§ DATA LINES
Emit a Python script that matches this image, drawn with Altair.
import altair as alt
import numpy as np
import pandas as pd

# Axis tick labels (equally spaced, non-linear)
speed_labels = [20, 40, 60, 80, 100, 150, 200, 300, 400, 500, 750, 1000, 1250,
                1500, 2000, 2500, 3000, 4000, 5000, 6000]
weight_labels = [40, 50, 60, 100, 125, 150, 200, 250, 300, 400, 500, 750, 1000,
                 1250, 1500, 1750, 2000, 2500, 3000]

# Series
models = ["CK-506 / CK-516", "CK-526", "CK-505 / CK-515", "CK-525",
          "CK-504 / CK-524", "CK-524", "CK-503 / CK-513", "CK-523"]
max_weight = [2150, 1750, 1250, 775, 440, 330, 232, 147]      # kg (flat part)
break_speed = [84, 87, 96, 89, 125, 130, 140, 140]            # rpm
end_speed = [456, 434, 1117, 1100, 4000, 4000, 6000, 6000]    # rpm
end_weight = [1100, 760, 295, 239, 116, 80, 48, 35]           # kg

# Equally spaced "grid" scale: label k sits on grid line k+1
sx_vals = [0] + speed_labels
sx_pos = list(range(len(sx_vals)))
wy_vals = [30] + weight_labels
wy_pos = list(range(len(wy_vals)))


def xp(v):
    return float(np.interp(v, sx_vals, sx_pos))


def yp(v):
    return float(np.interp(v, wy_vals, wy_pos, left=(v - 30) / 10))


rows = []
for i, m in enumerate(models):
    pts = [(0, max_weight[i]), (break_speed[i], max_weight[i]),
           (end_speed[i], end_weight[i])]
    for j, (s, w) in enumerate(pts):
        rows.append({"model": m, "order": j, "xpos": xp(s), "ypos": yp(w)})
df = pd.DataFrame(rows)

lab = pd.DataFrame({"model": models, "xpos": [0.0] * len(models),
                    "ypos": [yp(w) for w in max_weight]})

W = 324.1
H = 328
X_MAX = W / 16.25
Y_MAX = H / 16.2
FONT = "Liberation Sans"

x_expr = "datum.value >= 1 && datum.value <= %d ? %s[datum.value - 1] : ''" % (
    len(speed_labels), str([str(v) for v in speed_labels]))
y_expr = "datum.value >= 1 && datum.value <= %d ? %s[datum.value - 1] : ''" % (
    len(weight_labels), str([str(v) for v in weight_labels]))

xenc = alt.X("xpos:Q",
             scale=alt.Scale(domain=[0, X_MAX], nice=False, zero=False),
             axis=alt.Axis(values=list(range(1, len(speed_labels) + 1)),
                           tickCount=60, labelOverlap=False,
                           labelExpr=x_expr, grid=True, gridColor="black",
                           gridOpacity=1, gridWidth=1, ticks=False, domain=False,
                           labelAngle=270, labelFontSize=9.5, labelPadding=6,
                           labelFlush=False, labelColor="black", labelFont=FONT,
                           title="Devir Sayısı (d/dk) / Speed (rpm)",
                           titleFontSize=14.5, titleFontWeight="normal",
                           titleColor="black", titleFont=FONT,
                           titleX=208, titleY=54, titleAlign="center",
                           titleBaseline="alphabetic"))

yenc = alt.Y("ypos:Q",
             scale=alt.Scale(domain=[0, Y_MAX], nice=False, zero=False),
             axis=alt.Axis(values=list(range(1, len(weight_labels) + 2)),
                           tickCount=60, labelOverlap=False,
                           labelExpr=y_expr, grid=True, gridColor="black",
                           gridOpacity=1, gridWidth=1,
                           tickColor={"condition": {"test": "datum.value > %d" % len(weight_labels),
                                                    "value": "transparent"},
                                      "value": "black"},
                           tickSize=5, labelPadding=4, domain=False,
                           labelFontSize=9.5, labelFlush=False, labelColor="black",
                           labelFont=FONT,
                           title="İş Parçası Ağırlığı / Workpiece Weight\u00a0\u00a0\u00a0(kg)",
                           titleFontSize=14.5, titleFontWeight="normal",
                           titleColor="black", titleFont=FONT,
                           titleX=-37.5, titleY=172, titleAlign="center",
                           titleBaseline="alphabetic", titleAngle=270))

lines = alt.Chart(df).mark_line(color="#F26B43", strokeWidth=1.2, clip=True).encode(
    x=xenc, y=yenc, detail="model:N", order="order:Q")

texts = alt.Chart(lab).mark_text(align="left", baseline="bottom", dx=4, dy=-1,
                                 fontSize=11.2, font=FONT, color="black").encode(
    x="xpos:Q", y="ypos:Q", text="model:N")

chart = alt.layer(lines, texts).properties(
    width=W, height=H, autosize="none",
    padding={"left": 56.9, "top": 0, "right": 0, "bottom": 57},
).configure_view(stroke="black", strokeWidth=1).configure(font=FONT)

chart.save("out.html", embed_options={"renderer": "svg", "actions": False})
* * *
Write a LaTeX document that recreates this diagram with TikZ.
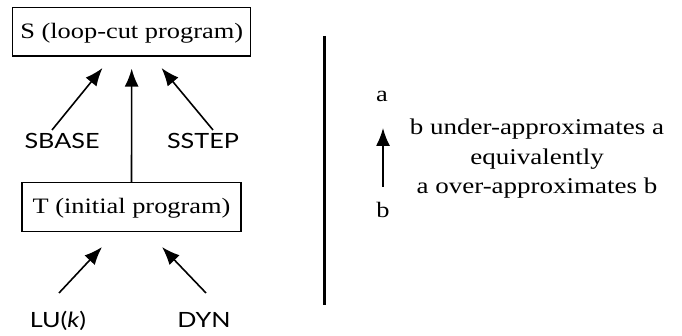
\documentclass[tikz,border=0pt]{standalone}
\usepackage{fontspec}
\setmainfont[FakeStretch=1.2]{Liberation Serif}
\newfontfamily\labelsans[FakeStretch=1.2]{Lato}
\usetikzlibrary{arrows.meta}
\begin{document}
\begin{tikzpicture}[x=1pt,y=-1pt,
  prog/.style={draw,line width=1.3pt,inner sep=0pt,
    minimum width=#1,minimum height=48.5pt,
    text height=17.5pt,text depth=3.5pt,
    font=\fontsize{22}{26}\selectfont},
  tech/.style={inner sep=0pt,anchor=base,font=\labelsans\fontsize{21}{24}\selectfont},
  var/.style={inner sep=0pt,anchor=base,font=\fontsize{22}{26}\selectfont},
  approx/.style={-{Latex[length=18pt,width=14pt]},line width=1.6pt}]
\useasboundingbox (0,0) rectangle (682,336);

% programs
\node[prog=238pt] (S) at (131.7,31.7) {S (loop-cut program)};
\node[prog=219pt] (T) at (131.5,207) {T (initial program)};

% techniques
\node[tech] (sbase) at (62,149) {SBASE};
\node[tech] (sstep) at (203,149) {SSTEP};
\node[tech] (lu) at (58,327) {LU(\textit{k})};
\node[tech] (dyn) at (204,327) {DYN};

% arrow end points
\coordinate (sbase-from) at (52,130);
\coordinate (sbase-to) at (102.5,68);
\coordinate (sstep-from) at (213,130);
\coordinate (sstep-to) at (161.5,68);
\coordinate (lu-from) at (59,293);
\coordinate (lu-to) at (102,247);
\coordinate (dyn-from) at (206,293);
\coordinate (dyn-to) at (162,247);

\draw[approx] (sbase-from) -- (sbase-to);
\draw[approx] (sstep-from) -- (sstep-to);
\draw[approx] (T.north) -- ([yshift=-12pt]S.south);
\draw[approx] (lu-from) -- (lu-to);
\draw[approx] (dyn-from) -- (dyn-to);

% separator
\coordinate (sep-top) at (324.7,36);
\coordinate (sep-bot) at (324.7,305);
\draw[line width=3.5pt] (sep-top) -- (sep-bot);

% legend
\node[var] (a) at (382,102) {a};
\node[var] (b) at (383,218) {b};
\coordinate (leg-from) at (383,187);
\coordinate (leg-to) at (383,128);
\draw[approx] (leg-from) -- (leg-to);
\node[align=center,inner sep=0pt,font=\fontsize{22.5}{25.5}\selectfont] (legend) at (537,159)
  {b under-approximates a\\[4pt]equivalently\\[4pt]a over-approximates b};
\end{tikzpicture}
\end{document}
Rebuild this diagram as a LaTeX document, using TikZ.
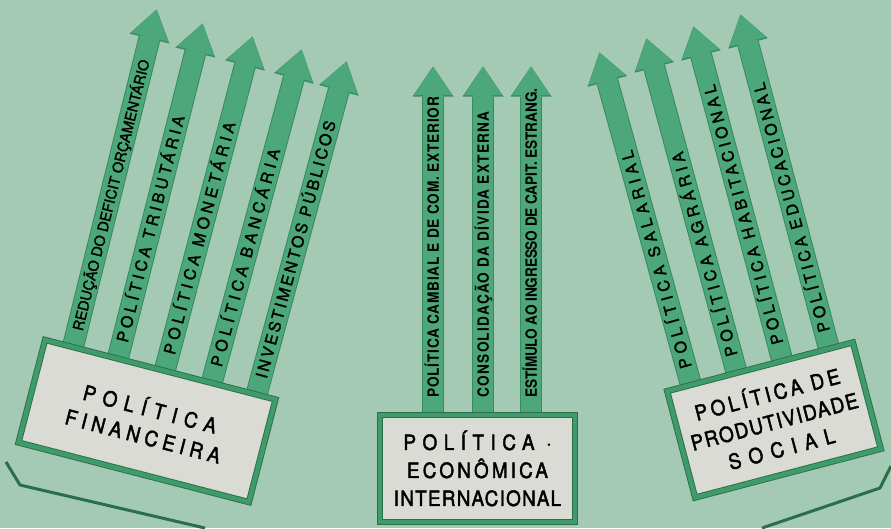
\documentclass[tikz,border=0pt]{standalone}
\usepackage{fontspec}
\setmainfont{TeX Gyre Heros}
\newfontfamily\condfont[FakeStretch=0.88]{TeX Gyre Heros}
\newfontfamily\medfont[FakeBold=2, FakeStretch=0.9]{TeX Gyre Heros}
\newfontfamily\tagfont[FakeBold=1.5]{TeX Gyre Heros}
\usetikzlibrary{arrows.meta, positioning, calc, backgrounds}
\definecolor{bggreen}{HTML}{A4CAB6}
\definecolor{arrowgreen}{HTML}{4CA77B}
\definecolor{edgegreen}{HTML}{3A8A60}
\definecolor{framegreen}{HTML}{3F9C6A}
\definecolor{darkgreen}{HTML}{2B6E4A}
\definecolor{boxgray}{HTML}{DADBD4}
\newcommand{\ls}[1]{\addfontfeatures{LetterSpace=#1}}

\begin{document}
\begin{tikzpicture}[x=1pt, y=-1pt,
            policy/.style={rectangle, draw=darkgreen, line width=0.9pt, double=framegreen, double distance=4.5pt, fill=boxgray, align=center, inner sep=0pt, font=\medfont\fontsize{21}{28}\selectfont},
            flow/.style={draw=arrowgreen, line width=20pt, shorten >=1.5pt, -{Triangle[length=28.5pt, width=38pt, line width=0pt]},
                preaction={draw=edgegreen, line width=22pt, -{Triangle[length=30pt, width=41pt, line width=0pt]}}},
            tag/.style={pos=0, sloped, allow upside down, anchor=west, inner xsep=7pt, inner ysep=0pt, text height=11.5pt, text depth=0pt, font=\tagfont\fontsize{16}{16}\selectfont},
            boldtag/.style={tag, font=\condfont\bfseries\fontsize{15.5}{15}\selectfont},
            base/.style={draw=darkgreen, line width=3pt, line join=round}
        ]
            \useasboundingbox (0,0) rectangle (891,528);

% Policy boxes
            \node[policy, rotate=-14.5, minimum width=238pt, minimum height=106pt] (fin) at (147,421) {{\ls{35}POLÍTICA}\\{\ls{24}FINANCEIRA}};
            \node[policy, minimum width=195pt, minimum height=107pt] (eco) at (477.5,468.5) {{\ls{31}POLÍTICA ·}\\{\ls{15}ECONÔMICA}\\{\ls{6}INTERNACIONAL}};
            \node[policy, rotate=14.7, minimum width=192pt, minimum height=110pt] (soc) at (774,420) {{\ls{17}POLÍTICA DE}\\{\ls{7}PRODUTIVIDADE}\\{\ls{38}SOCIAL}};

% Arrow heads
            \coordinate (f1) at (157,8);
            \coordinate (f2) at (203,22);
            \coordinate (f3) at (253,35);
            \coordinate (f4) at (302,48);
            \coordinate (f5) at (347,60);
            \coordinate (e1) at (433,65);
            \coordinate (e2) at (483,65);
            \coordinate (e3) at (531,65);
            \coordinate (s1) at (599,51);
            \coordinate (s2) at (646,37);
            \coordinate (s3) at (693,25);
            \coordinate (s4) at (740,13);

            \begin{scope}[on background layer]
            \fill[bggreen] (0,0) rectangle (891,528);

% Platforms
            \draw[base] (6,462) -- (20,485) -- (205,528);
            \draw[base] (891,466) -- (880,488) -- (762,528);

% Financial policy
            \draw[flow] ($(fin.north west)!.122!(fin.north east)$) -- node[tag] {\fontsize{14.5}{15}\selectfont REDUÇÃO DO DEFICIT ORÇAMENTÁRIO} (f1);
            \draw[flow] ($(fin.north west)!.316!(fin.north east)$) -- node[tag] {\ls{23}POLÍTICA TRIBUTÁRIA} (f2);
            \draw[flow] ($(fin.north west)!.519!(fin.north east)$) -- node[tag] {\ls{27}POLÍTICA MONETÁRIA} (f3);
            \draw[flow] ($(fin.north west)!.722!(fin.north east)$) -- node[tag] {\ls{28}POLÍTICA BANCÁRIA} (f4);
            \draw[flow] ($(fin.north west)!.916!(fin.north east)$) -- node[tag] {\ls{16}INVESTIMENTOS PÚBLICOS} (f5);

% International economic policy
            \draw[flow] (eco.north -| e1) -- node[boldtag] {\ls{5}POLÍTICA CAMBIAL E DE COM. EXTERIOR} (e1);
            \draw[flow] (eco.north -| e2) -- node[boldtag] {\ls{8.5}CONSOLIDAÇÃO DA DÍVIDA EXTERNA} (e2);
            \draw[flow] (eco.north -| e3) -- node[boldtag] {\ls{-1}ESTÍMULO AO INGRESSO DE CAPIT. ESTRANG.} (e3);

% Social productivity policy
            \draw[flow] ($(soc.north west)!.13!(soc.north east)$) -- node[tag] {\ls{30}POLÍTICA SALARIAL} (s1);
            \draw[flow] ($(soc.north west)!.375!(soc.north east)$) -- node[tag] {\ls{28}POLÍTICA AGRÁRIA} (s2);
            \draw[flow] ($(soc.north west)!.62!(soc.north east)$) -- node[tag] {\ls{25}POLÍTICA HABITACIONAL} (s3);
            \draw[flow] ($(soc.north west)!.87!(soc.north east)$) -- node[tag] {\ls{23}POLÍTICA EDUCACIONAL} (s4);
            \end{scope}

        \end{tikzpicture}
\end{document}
--
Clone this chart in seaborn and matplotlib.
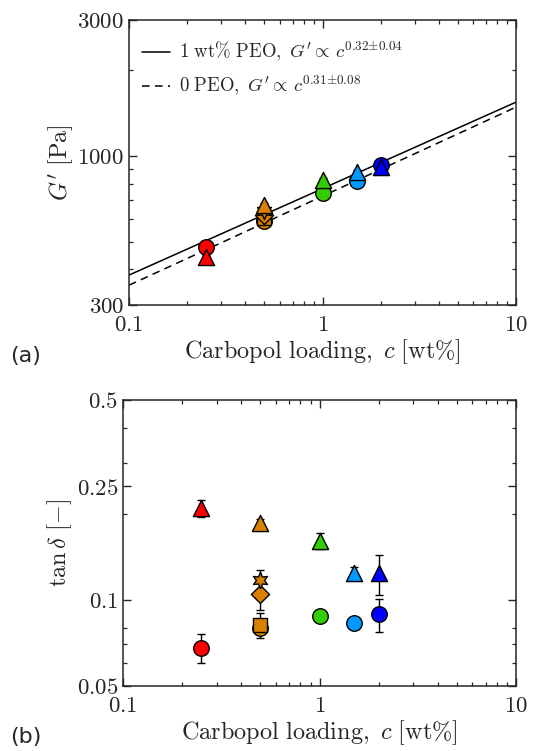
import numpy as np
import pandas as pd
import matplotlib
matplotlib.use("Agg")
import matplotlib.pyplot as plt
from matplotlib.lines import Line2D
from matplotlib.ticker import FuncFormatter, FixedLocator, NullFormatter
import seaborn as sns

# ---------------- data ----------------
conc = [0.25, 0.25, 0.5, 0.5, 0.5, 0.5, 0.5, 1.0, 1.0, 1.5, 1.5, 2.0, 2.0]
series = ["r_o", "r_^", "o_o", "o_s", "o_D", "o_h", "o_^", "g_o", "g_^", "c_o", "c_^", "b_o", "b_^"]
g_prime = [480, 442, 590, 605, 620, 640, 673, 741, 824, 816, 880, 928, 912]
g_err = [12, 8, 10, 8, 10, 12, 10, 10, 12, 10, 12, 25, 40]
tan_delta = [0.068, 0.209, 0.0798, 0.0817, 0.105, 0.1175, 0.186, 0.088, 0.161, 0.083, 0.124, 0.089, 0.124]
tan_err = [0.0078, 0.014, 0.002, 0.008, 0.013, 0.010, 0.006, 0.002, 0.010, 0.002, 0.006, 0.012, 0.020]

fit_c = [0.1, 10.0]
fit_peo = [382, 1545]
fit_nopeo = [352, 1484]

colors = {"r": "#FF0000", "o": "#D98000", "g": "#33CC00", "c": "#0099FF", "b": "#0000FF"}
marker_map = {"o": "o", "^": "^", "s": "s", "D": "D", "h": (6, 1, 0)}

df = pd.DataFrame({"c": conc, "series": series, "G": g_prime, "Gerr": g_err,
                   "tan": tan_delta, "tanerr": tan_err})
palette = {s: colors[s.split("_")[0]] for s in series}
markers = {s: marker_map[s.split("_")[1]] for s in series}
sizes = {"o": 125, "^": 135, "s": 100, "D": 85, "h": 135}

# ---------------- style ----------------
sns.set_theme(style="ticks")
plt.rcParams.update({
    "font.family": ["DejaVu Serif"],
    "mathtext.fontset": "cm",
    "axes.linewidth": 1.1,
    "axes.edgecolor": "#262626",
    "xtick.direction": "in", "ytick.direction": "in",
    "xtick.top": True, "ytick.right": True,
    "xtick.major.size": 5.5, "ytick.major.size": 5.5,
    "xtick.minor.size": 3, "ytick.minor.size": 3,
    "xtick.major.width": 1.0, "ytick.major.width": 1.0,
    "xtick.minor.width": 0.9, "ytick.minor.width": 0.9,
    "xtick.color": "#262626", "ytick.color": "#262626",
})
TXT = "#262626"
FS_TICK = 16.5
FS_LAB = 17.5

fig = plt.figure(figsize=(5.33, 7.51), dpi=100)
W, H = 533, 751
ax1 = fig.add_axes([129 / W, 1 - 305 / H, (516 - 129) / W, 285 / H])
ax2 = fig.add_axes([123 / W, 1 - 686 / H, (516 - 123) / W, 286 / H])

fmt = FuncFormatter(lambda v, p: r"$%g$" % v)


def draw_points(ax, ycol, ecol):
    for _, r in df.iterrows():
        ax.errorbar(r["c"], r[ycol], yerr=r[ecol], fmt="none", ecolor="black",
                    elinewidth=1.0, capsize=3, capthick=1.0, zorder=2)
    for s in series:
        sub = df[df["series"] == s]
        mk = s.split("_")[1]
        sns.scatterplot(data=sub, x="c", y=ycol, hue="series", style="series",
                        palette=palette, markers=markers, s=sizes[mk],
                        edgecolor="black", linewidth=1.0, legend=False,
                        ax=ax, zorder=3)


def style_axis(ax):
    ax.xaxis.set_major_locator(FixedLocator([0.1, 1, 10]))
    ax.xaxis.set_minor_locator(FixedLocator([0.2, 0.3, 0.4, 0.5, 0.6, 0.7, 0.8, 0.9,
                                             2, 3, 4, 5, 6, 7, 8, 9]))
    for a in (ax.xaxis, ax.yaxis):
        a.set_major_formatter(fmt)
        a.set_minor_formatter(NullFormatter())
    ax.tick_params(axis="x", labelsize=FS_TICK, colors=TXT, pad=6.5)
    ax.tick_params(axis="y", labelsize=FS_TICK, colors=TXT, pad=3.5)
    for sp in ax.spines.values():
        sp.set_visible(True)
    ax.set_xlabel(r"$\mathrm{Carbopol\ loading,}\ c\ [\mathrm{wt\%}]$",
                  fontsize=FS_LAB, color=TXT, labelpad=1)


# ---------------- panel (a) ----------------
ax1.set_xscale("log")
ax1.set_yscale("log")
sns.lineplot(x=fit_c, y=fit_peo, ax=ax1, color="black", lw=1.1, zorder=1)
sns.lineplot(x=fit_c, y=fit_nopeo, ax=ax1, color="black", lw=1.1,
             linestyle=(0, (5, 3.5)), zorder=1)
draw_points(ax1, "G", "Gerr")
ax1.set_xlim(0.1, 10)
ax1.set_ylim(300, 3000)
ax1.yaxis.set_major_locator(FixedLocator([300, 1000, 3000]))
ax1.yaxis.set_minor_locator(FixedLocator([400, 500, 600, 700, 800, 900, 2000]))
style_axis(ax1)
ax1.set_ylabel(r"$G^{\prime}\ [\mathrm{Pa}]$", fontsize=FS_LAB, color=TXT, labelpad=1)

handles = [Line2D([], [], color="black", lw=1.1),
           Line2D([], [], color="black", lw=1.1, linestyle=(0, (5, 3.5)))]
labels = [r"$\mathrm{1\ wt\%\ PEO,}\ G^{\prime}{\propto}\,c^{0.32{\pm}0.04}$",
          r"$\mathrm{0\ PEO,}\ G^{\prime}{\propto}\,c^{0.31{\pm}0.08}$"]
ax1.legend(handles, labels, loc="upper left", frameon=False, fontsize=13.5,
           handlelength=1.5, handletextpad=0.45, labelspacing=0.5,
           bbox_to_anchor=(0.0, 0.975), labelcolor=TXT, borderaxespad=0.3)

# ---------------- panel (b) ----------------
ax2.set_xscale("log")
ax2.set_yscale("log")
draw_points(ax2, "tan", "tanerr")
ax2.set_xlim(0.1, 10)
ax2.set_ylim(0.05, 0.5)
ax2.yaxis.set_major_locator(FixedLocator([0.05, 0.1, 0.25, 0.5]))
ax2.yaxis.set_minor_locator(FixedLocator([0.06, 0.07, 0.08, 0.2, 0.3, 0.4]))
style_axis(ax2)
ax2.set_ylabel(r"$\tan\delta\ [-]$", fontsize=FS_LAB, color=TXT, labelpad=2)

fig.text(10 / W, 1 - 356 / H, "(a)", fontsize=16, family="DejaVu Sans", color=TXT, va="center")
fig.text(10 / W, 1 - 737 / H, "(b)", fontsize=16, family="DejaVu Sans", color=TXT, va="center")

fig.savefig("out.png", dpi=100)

§ SHORT PROBLEM
Give back exactly the lines from the one containing "Write a LaTeX" to the one containing "(dyn-to) at (162,247);", both included, and no pictures.

§ EXERCISE RESPONSE
Write a LaTeX document that recreates this diagram with TikZ.
\documentclass[tikz,border=0pt]{standalone}
\usepackage{fontspec}
\setmainfont[FakeStretch=1.2]{Liberation Serif}
\newfontfamily\labelsans[FakeStretch=1.2]{Lato}
\usetikzlibrary{arrows.meta}
\begin{document}
\begin{tikzpicture}[x=1pt,y=-1pt,
  prog/.style={draw,line width=1.3pt,inner sep=0pt,
    minimum width=#1,minimum height=48.5pt,
    text height=17.5pt,text depth=3.5pt,
    font=\fontsize{22}{26}\selectfont},
  tech/.style={inner sep=0pt,anchor=base,font=\labelsans\fontsize{21}{24}\selectfont},
  var/.style={inner sep=0pt,anchor=base,font=\fontsize{22}{26}\selectfont},
  approx/.style={-{Latex[length=18pt,width=14pt]},line width=1.6pt}]
\useasboundingbox (0,0) rectangle (682,336);

% programs
\node[prog=238pt] (S) at (131.7,31.7) {S (loop-cut program)};
\node[prog=219pt] (T) at (131.5,207) {T (initial program)};

% techniques
\node[tech] (sbase) at (62,149) {SBASE};
\node[tech] (sstep) at (203,149) {SSTEP};
\node[tech] (lu) at (58,327) {LU(\textit{k})};
\node[tech] (dyn) at (204,327) {DYN};

% arrow end points
\coordinate (sbase-from) at (52,130);
\coordinate (sbase-to) at (102.5,68);
\coordinate (sstep-from) at (213,130);
\coordinate (sstep-to) at (161.5,68);
\coordinate (lu-from) at (59,293);
\coordinate (lu-to) at (102,247);
\coordinate (dyn-from) at (206,293);
\coordinate (dyn-to) at (162,247);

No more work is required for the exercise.